Take Mumbai (the anchor market reaching 1 GW of capacity) or Hyderabad (the leading secondary market hub). When groundwater tables in tech corridors like Gachibowli drop significantly in a single quarter due to prolonged summer heatwaves, a highly sensitive sociopolitical conflict begins to brew.

When local municipalities face an choice between rationing water to residential housing societies or maintaining un-interrupted high-pressure lines to cool high-density GPU server farms, the policy calculus will change. Regulatory limits on data centre water access are no longer a matter of "if," but "when".

Segment 4: Advanced Cooling Capex

Traditional air-cooling and water-evaporation designs are reaching their natural limit in tropical climates. If India wants to sustain its AI ambitions without destabilising urban utility networks, the infrastructure layer must undergo a major hardware pivot.

This opens a highly lucrative, multi-billion-dollar niche for alternative tech players:

• Direct-to-Chip & Liquid Immersion Cooling: Completely submerging server blades in dielectric fluid tank environments. This cuts energy consumption by up to 30% and drops PUE ratios close to an incredible 1.1.
• Industrial Closed-Loop Infrastructure: Re-engineering facilities to endlessly recycle condensed moisture, pushing the Water Usage Effectiveness (WUE) to near-zero metrics.

The Bottom Line

The next decade of Indian infrastructure buildout belongs to the entities that can handle the physical consequences of heat.

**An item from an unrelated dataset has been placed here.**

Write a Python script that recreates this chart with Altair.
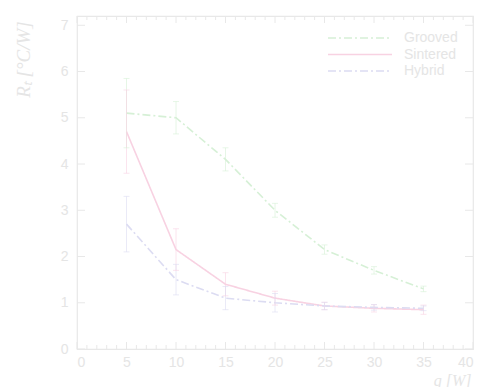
import altair as alt
import pandas as pd

# Thermal resistance vs. heat load for three wick types
q_values = [5, 10, 15, 20, 25, 30, 35]
grooved = [5.1, 5.0, 4.1, 3.0, 2.15, 1.7, 1.3]
sintered = [4.7, 2.15, 1.4, 1.1, 0.93, 0.88, 0.85]
hybrid = [2.7, 1.5, 1.1, 1.0, 0.93, 0.9, 0.88]

grooved_err = [0.75, 0.35, 0.25, 0.15, 0.1, 0.08, 0.06]
sintered_err = [0.9, 0.45, 0.25, 0.15, 0.08, 0.08, 0.1]
hybrid_err = [0.6, 0.33, 0.25, 0.2, 0.08, 0.06, 0.05]

series_names = ["Grooved", "Sintered", "Hybrid"]
series_colors = ["#d6f0d6", "#f8d2e2", "#dcdcf2"]
series_dash = [[8, 3, 2, 3], [1, 0], [8, 3, 2, 3]]

x_major = [0, 5, 10, 15, 20, 25, 30, 35, 40]
x_minor = [v for v in range(0, 41) if v % 5 != 0]
y_major = [0, 1, 2, 3, 4, 5, 6, 7]

rows = []
for name, vals, errs in zip(series_names, [grooved, sintered, hybrid],
                            [grooved_err, sintered_err, hybrid_err]):
    for q, v, e in zip(q_values, vals, errs):
        rows.append({"q": q, "Rt": v, "lo": v - e, "hi": v + e, "series": name})
df = pd.DataFrame(rows)

W, H = 396, 333
TXT = "#e5e5e5"
FRAME = "#e8e8e8"

xs = alt.Scale(domain=[0, 40], nice=False, zero=False)
ys = alt.Scale(domain=[0, 7.2], nice=False, zero=False)
color = alt.Color("series:N", scale=alt.Scale(domain=series_names, range=series_colors),
                  legend=None)
dash = alt.StrokeDash("series:N", scale=alt.Scale(domain=series_names, range=series_dash),
                      legend=None)

lines = alt.Chart(df).mark_line(strokeWidth=1.6).encode(
    x=alt.X("q:Q", scale=xs,
            axis=alt.Axis(values=x_major, title="q [W]", titleX=W - 2, titleY=23,
                          titleAlign="right", titleFont="Liberation Serif",
                          titleFontStyle="italic", titleFontWeight="normal",
                          titleFontSize=16, titleColor=TXT, labelFont="Liberation Sans",
                          labelFontSize=14, labelColor=TXT, labelPadding=6,
                          ticks=False, domain=False, grid=False)),
    y=alt.Y("Rt:Q", scale=ys,
            axis=alt.Axis(values=y_major, title="Rₜ [°C/W]", titleX=-54, titleY=43,
                          titleAngle=-90, titleAlign="center", titleBaseline="middle",
                          titleFont="Liberation Serif", titleFontStyle="italic",
                          titleFontWeight="normal", titleFontSize=19, titleColor=TXT,
                          labelFont="Liberation Sans", labelFontSize=14, labelColor=TXT,
                          labelPadding=9, ticks=False, domain=False, grid=False)),
    color=color,
    strokeDash=dash,
)

bars = alt.Chart(df).mark_rule(strokeWidth=1, opacity=0.6).encode(
    x=alt.X("q:Q", scale=xs), y=alt.Y("lo:Q", scale=ys), y2="hi:Q",
    color=color,
)
caps_lo = alt.Chart(df).mark_tick(orient="horizontal", size=6, thickness=1, opacity=0.6).encode(
    x=alt.X("q:Q", scale=xs), y=alt.Y("lo:Q", scale=ys),
    color=color,
)
caps_hi = caps_lo.encode(y=alt.Y("hi:Q", scale=ys))

# legend entries in the upper right corner
legend_layers = []
for i, (name, col, dsh) in enumerate(zip(series_names, series_colors, series_dash)):
    ly = 22 + i * 16.5
    entry = alt.Chart(pd.DataFrame({"series": [name]}))
    legend_layers.append(entry.mark_rule(color=col, strokeWidth=1.6, strokeDash=dsh).encode(
        x=alt.value(251), x2=alt.value(315), y=alt.value(ly)))
    legend_layers.append(entry.mark_text(align="left", baseline="middle", font="Liberation Sans",
                                         fontSize=14, color=TXT).encode(
        x=alt.value(327), y=alt.value(ly), text="series:N"))

# inward ticks on all four sides
xmaj = pd.DataFrame({"v": x_major})
xmin = pd.DataFrame({"v": x_minor})
ymaj = pd.DataFrame({"v": y_major})
tick_layers = []
for data, L in [(xmaj, 7), (xmin, 4)]:
    base = alt.Chart(data).mark_rule(color=FRAME, strokeWidth=1)
    tick_layers.append(base.encode(x=alt.X("v:Q", scale=xs), y=alt.value(H), y2=alt.value(H - L)))
    tick_layers.append(base.encode(x=alt.X("v:Q", scale=xs), y=alt.value(0), y2=alt.value(L)))
ybase = alt.Chart(ymaj).mark_rule(color=FRAME, strokeWidth=1)
tick_layers.append(ybase.encode(y=alt.Y("v:Q", scale=ys), x=alt.value(0), x2=alt.value(8)))
tick_layers.append(ybase.encode(y=alt.Y("v:Q", scale=ys), x=alt.value(W), x2=alt.value(W - 8)))

chart = alt.layer(lines, bars, caps_lo, caps_hi, *legend_layers, *tick_layers).properties(
    width=W, height=H,
    padding={"left": 77, "top": 16, "right": 4, "bottom": 38},
    autosize=alt.AutoSizeParams(type="none"),
    background="white",
).configure_view(stroke=FRAME, strokeWidth=1.2)

chart.save("out.html", embed_options={"renderer": "svg", "actions": False})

If you are evaluating tech equities, cloud aggregators, or real estate infrastructure funds, stop looking solely at their pipeline growth projections on paper. Start asking for their thermal management parameters, their closed-loop water metrics, and their proximity to dedicated, resilient power grids.

In a world touching 50°C, the most valuable digital asset isn't code, it’s a sustainable way to keep the silicon cold.